What the task requires>
Check each line of the material below for "this", then copy the ones that contain it.

— START Data to use —

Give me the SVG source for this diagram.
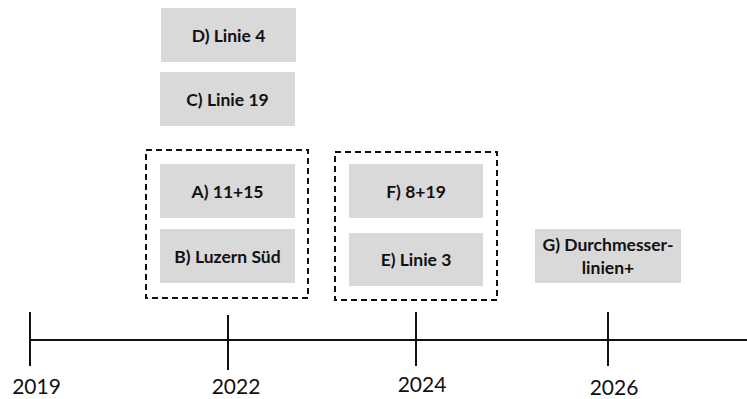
<svg xmlns="http://www.w3.org/2000/svg" width="747" height="399" viewBox="0 0 747 399">
<style>
.box{fill:#d9d9d9}
.lbl{font-family:Lato,"Open Sans","Liberation Sans",sans-serif;font-weight:bold;font-size:17.5px;fill:#111;text-anchor:middle}
.yr{font-family:Lato,"Open Sans","Liberation Sans",sans-serif;font-size:21px;fill:#111;text-anchor:middle}
.grp{fill:none;stroke:#111;stroke-width:2;stroke-dasharray:6 4}
.axis{stroke:#111;stroke-width:2;fill:none}
</style>
<rect width="747" height="399" fill="#fff"/>
<g id="groups">
<rect class="grp" x="146" y="150" width="162" height="148"/>
<rect class="grp" x="335" y="152" width="162" height="148"/>
</g>
<g id="nodeD"><rect class="box" x="161" y="8" width="135" height="54"/><text class="lbl" x="228.5" y="41.5">D) Linie 4</text></g>
<g id="nodeC"><rect class="box" x="160" y="72" width="135" height="54"/><text class="lbl" x="227.5" y="105.5">C) Linie 19</text></g>
<g id="nodeA"><rect class="box" x="160" y="164" width="135" height="54"/><text class="lbl" x="227.5" y="197.5">A) 11+15</text></g>
<g id="nodeB"><rect class="box" x="160" y="229" width="135" height="54"/><text class="lbl" x="227.5" y="262.5">B) Luzern Süd</text></g>
<g id="nodeF"><rect class="box" x="349" y="164" width="134" height="54"/><text class="lbl" x="416" y="197.5">F) 8+19</text></g>
<g id="nodeE"><rect class="box" x="349" y="233" width="134" height="53"/><text class="lbl" x="416" y="266">E) Linie 3</text></g>
<g id="nodeG"><rect class="box" x="535" y="229" width="146" height="54"/><text class="lbl" x="608" y="251">G) Durchmesser-</text><text class="lbl" x="608" y="274">linien+</text></g>
<g id="connectors">
<line class="axis" x1="30" y1="340" x2="747" y2="340"/>
<line class="axis" x1="30" y1="312" x2="30" y2="366"/>
<line class="axis" x1="228" y1="315" x2="228" y2="370"/>
<line class="axis" x1="416" y1="312" x2="416" y2="366"/>
<line class="axis" x1="608" y1="312" x2="608" y2="366"/>
</g>
<g id="years">
<text class="yr" x="36.5" y="394">2019</text>
<text class="yr" x="236" y="394">2022</text>
<text class="yr" x="422" y="392">2024</text>
<text class="yr" x="614" y="395">2026</text>
</g>
</svg>
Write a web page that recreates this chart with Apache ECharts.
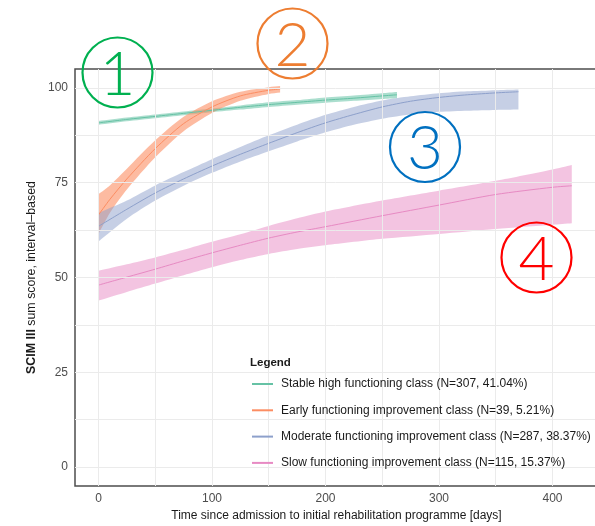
<!DOCTYPE html>
<html>
<head>
<meta charset="utf-8">
<script src="https://cdn.jsdelivr.net/npm/echarts@6/dist/echarts.min.js"></script>
<style>
  html, body { margin: 0; padding: 0; background: #ffffff; }
  #chart { width: 595px; height: 526px; }
</style>
</head>
<body>
<div id="chart"></div>
<script>
// Latent trajectory classes of SCIM III over time: fitted score and confidence band per class
const classNames = [
  'Stable high functioning class (N=307, 41.04%)',
  'Early functioning improvement class (N=39, 5.21%)',
  'Moderate functioning improvement class (N=287, 38.37%)',
  'Slow functioning improvement class (N=115, 15.37%)'
];
const classColors = ['#66c2a5', '#fc8d62', '#8da0cb', '#e78ac3'];

const stableDays = [0, 25, 50, 75, 100, 125, 150, 175, 200, 225, 250, 263];
const stableFit  = [90.8, 91.7, 92.5, 93.3, 94.1, 94.9, 95.6, 96.2, 96.8, 97.3, 97.9, 98.2];
const stableLow  = [90.3, 91.2, 92.0, 92.8, 93.6, 94.3, 95.0, 95.6, 96.1, 96.6, 97.1, 97.3];
const stableHigh = [91.3, 92.2, 93.0, 93.8, 94.6, 95.4, 96.2, 96.8, 97.5, 98.0, 98.6, 98.9];

const earlyDays = [0, 10, 25, 50, 75, 100, 125, 150, 160];
const earlyFit  = [66.5, 70.6, 76.0, 84.0, 90.6, 95.0, 97.9, 99.4, 99.7];
const earlyLow  = [61.5, 67.0, 73.2, 81.7, 88.6, 93.4, 96.6, 98.4, 98.8];
const earlyHigh = [72.0, 74.3, 78.7, 86.2, 92.4, 96.5, 99.0, 100.2, 100.5];

const moderateDays = [0, 25, 50, 75, 100, 125, 150, 175, 200, 225, 250, 275, 300, 325, 350, 370];
const moderateFit  = [63.5, 68.0, 72.3, 76.0, 79.4, 82.5, 85.4, 88.2, 90.8, 93.0, 95.0, 96.5, 97.5, 98.2, 98.7, 99.0];
const moderateLow  = [59.5, 65.5, 70.3, 74.2, 77.6, 80.6, 83.3, 85.9, 88.3, 90.3, 91.9, 93.0, 93.7, 94.0, 94.2, 94.3];
const moderateHigh = [67.0, 70.3, 74.3, 77.8, 81.2, 84.4, 87.5, 90.3, 92.9, 95.0, 96.7, 97.8, 98.6, 99.1, 99.4, 99.6];

const slowDays = [0, 25, 50, 75, 100, 125, 150, 175, 200, 250, 300, 350, 400, 417];
const slowFit  = [48.0, 50.1, 52.2, 54.4, 56.5, 58.5, 60.4, 62.0, 63.4, 66.3, 69.1, 71.9, 73.8, 74.2];
const slowLow  = [43.9, 46.2, 48.4, 50.6, 52.7, 54.6, 56.2, 57.5, 58.5, 60.2, 61.5, 62.8, 63.9, 64.3];
const slowHigh = [51.8, 53.5, 55.3, 57.3, 59.4, 61.4, 63.6, 65.6, 67.4, 70.3, 72.9, 75.5, 78.5, 79.7];

const dayTicks   = [0, 100, 200, 300, 400];
const scoreTicks = [0, 25, 50, 75, 100];
const dayGrid    = [0, 50, 100, 150, 200, 250, 300, 350, 400];
const scoreGrid  = [0, 12.5, 25, 37.5, 50, 62.5, 75, 87.5, 100];

const FONT = 'Liberation Sans, Arial, Helvetica, sans-serif';
const SMOOTH = 0.25;

function hexToRgba(hex, a) {
  const n = parseInt(hex.slice(1), 16);
  return 'rgba(' + (n >> 16) + ',' + ((n >> 8) & 255) + ',' + (n & 255) + ',' + a + ')';
}

// Bezier path segments through pixel points (same rule as the line series' smoothing)
function smoothSegments(pts) {
  let d = '';
  const n = pts.length;
  const cps = pts.map((p, i) => {
    const prev = pts[Math.max(i - 1, 0)];
    const next = pts[Math.min(i + 1, n - 1)];
    const dx = next[0] - prev[0], dy = next[1] - prev[1];
    const d0 = Math.hypot(p[0] - prev[0], p[1] - prev[1]);
    const d1 = Math.hypot(next[0] - p[0], next[1] - p[1]);
    const s = d0 + d1 || 1;
    return {
      inC: [p[0] - dx * SMOOTH * d0 / s, p[1] - dy * SMOOTH * d0 / s],
      outC: [p[0] + dx * SMOOTH * d1 / s, p[1] + dy * SMOOTH * d1 / s]
    };
  });
  for (let i = 1; i < n; i++) {
    const a = cps[i - 1].outC, b = cps[i].inC, p = pts[i];
    d += ' C' + a[0] + ',' + a[1] + ' ' + b[0] + ',' + b[1] + ' ' + p[0] + ',' + p[1];
  }
  return d;
}

// One class = confidence band (custom series) + fitted line
function classSeries(idx, days, fit, low, high, fillAlpha) {
  const color = classColors[idx];
  const fill = hexToRgba(color, fillAlpha);
  return [
    {
      type: 'custom', silent: true, z: 3,
      data: days.map((d, i) => [d, low[i], high[i]]),
      encode: { x: 0, y: [1, 2] },
      renderItem: function (params, api) {
        if (params.dataIndex !== 0) return null;
        const upper = days.map((d, i) => api.coord([d, high[i]]));
        const lower = days.map((d, i) => api.coord([d, low[i]])).reverse();
        const path = 'M' + upper[0][0] + ',' + upper[0][1] + smoothSegments(upper) +
          ' L' + lower[0][0] + ',' + lower[0][1] + smoothSegments(lower) + ' Z';
        return {
          type: 'path',
          shape: { pathData: path },
          style: { fill: fill, stroke: 'none' }
        };
      }
    },
    {
      name: classNames[idx], type: 'line', symbol: 'none', z: 4,
      smooth: SMOOTH,
      itemStyle: { color: color },
      lineStyle: { color: color, width: 1 },
      data: days.map((d, i) => [d, fit[i]])
    }
  ];
}

// Light panel grid
const gridSeries = {
  type: 'line', data: [], silent: true, z: 1,
  markLine: {
    silent: true, symbol: 'none', label: { show: false },
    lineStyle: { color: '#ebebeb', width: 1, type: 'solid' },
    emphasis: { disabled: true },
    data: dayGrid.map(v => ({ xAxis: v })).concat(scoreGrid.map(v => ({ yAxis: v })))
  }
};

// Circled class numbers
function badge(label, cx, cy, color) {
  return {
    type: 'group', z: 100,
    children: [
      { type: 'circle', z: 100, shape: { cx: cx, cy: cy, r: 35 },
        style: { fill: 'none', stroke: color, lineWidth: 2.2 } },
      { type: 'text', z: 100, x: cx, y: cy + 2,
        style: { text: label, fill: color, font: '300 62px Lato, sans-serif',
                 align: 'center', verticalAlign: 'middle' } }
    ]
  };
}

const chart = echarts.init(document.getElementById('chart'), null, { renderer: 'canvas' });
chart.setOption({
  animation: false,
  backgroundColor: '#ffffff',
  textStyle: { fontFamily: FONT },
  title: [{
    text: 'Legend', left: 250, top: 357, padding: 0, z: 10,
    textStyle: { fontSize: 11.5, fontWeight: 'bold', color: '#1a1a1a', fontFamily: FONT }
  }],
  grid: {
    left: 75, top: 69, width: 523, height: 417,
    outerBoundsMode: 'none', containLabel: false,
    show: true, borderColor: '#4d4d4d', borderWidth: 1.5, backgroundColor: '#ffffff'
  },
  xAxis: {
    type: 'value', min: -20.7, max: 440.1,
    name: 'Time since admission to initial rehabilitation programme [days]',
    nameLocation: 'middle', nameGap: 24,
    nameTextStyle: { fontSize: 12, color: '#1a1a1a', fontFamily: FONT },
    axisLine: { show: false },
    axisTick: { show: true, length: 4, customValues: dayTicks, lineStyle: { color: '#4d4d4d', width: 1 } },
    axisLabel: { customValues: dayTicks, fontSize: 12, color: '#4d4d4d', margin: 7, fontFamily: FONT },
    splitLine: { show: false }
  },
  yAxis: {
    type: 'value', min: -5, max: 105,
    name: '{b|SCIM III} sum score, interval–based',
    nameLocation: 'middle', nameGap: 34, nameRotate: 90,
    nameTextStyle: {
      fontSize: 12.4, color: '#1a1a1a', fontFamily: FONT,
      rich: { b: { fontSize: 12.4, fontWeight: 'bold', color: '#1a1a1a', fontFamily: FONT } }
    },
    axisLine: { show: false },
    axisTick: { show: true, length: 4, customValues: scoreTicks, lineStyle: { color: '#4d4d4d', width: 1 } },
    axisLabel: { customValues: scoreTicks, fontSize: 12, color: '#4d4d4d', margin: 7, fontFamily: FONT },
    splitLine: { show: false }
  },
  legend: {
    orient: 'vertical', left: 242, top: 348,
    padding: [29, 0, 12, 10],
    itemGap: 12.3, itemWidth: 21, itemHeight: 2, icon: 'rect',
    textStyle: { fontSize: 12, color: '#1a1a1a', fontFamily: FONT, lineHeight: 14, padding: [0, 0, 0, 3] },
    data: classNames,
    selectedMode: false,
    z: 6
  },
  series: [gridSeries]
    .concat(classSeries(0, stableDays, stableFit, stableLow, stableHigh, 0.55))
    .concat(classSeries(1, earlyDays, earlyFit, earlyLow, earlyHigh, 0.6))
    .concat(classSeries(2, moderateDays, moderateFit, moderateLow, moderateHigh, 0.5))
    .concat(classSeries(3, slowDays, slowFit, slowLow, slowHigh, 0.5)),
  graphic: [
    // white box behind the legend
    { type: 'rect', z: 2, silent: true,
      shape: { x: 242, y: 348, width: 360, height: 135 },
      style: { fill: '#ffffff' } },
    badge('1', 117.5, 72.5, '#00b050'),
    badge('2', 292.5, 43.5, '#ed7d31'),
    badge('3', 425, 147, '#0070c0'),
    badge('4', 536.5, 257.5, '#ff0000')
  ]
});
</script>
</body>
</html>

— END Data to use —

Answer to the task>
Give me the SVG source for this diagram.
Write a web page that recreates this chart with Apache ECharts.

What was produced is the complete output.